Dédicace de notre église Lc 19,1-10
Chers frères et sœurs, il y a quelques jours – comme certains le savent – j'ai eu la chance de rencontrer le pape François à Rome, lors d'une audience publique, avec les abbés bénédictins de tous les continents, et d'autres pèlerins du monde entier. Comme Zachée prenant de la hauteur, je n'ai pas pu monter sur un arbre, mais seulement sur ma chaise, pour pouvoir mieux l'apercevoir quand il est arrivé. Il nous a parlé de son voyage en Asie du Sud-Est, de la vitalité et de la jeunesse de l'Église dans ces pays. Seulement 3% de catholiques en Indonésie, mais beaucoup de chaleur et d'accueil, des témoignages de compassion et de fraternité qui sont autant de remèdes à la haine et à la guerre. Le pape insistait sur le fait que l'Église n'est pas européo-centrée. Ce qui pour nous, européens, relève de la périphérie est en réalité le centre de l'Église, car il se vit là-bas quelque chose du cœur de l'évangile.

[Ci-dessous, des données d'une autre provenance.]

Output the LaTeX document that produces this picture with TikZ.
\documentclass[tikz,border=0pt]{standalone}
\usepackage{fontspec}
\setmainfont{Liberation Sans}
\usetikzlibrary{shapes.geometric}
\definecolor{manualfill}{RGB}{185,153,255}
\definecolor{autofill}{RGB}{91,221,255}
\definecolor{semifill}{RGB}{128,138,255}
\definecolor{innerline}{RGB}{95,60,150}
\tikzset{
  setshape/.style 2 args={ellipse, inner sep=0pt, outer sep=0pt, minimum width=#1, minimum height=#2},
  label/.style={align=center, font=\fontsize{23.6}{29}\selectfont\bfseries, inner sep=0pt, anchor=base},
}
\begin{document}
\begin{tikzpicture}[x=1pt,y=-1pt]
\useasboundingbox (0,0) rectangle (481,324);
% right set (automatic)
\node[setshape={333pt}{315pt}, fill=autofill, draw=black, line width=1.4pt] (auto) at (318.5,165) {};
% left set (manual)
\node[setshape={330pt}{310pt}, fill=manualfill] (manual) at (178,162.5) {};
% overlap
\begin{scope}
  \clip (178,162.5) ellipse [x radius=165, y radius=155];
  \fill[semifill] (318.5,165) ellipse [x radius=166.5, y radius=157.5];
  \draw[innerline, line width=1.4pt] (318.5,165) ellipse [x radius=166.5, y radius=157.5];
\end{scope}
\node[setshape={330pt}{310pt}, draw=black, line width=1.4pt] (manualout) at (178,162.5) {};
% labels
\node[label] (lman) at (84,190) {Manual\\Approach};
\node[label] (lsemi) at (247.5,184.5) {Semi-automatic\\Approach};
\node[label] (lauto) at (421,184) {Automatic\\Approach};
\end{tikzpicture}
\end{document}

Élargis l'espace de ta tente, déploie sans hésiter la toile de ta demeure, dit le prophète Isaïe (54,2). Un peu plus loin, le prophète parlera des étrangers attachés au Seigneur, comme nous l'avons entendu. Il nous faut dilater notre cœur, afin d'élargir l'église. L'ouvrir aux dimensions du monde entier. Aux autres cultures, aux différentes traditions religieuses. La dédicace de cette église de pierres consacre la présence de Dieu dont nous sommes les témoins ; elle nous appelle à une prière de plus en plus large pour le monde, à un désir de plus en plus grand. Zachée est à l'étroit dans sa vie de collecteur d'impôts. Il est méprisé par les gens de son peuple. En plus, il est de petite taille. Mais Jésus vient ouvrir quelque chose en s'invitant chez lui. Il lui fait comprendre qu'il n'y a pas besoin de se hisser vers le haut pour être heureux, ni de se faire de l'argent au détriment des autres. Au contraire, il vaut mieux élargir le cœur, à l'intérieur. C'est d'ailleurs ce que fait Zachée, en faisant don aux pauvres de la moitié de ses biens, et en rendant quatre fois plus à celui à qui il a pu faire du tort. Jésus le sait bien, car il voit justement le fond de la personne. Il ne juge pas sur les apparences, comme nous pouvons souvent le faire en observant autrui de l'extérieur.
Descends vite. Il y a une urgence à accueillir Jésus dans notre maison, dans notre église, pour que celle-ci soit vraiment le lieu de la prière, et qu'elle ne soit pas vide ni désaffectée. Il ne suffit pas que le tabernacle soit rempli d'hosties pour que Dieu soit réellement présent dans une église. Il faut aussi une communauté, un corps pour l'accueillir, dans ce lieu qui est le sien avant d'être le nôtre. Beaucoup de personnes – y compris des non-croyants – regrettent que certaines églises soient désacralisées. Mais si elles n'accueillent plus de fidèles, que signifie encore la présence d'un Dieu solitaire dans ces bâtiments ? Dieu ne veut pas rester seul. Non seulement, il s'invite chez nous qui sommes des pécheurs, mais il nous invite aussi à venir chez lui. Car l'église est d'abord sa maison à lui. Sans la foi, la culture est vaine, morte et vide. Elle a besoin du souffle de l'Esprit pour l'animer de l'intérieur.
C'est à cela que nous appelle le pape François. Comme les missionnaires d'Asie qui sont allés dans les forêts pour évangéliser, nous devrions porter la Bonne Nouvelle dans les endroits les plus reculés. Pour cela, nul besoin d'aller très loin. Il suffit de se regarder soi-même, et de prendre conscience des zones encore obscures qui sont en nous, et qui nécessitent de grandir dans la foi. L'expression « un arbre cache la forêt » peut s'appliquer à notre évangile. Quand Zachée monte sur un sycomore, c'est pour s'approcher de la lumière qui vient d'en haut. Dieu, comme un soleil, illumine tout l'univers, y compris les forêts les plus sombres de notre cœur. Au moment de nous unir au sacrifice unique du Christ, laissons-le venir nous chercher avec notre péché, car il veut que le salut arrive pour chacun de nous. Le Fils de l'homme est venu chercher et sauver ce qui était perdu.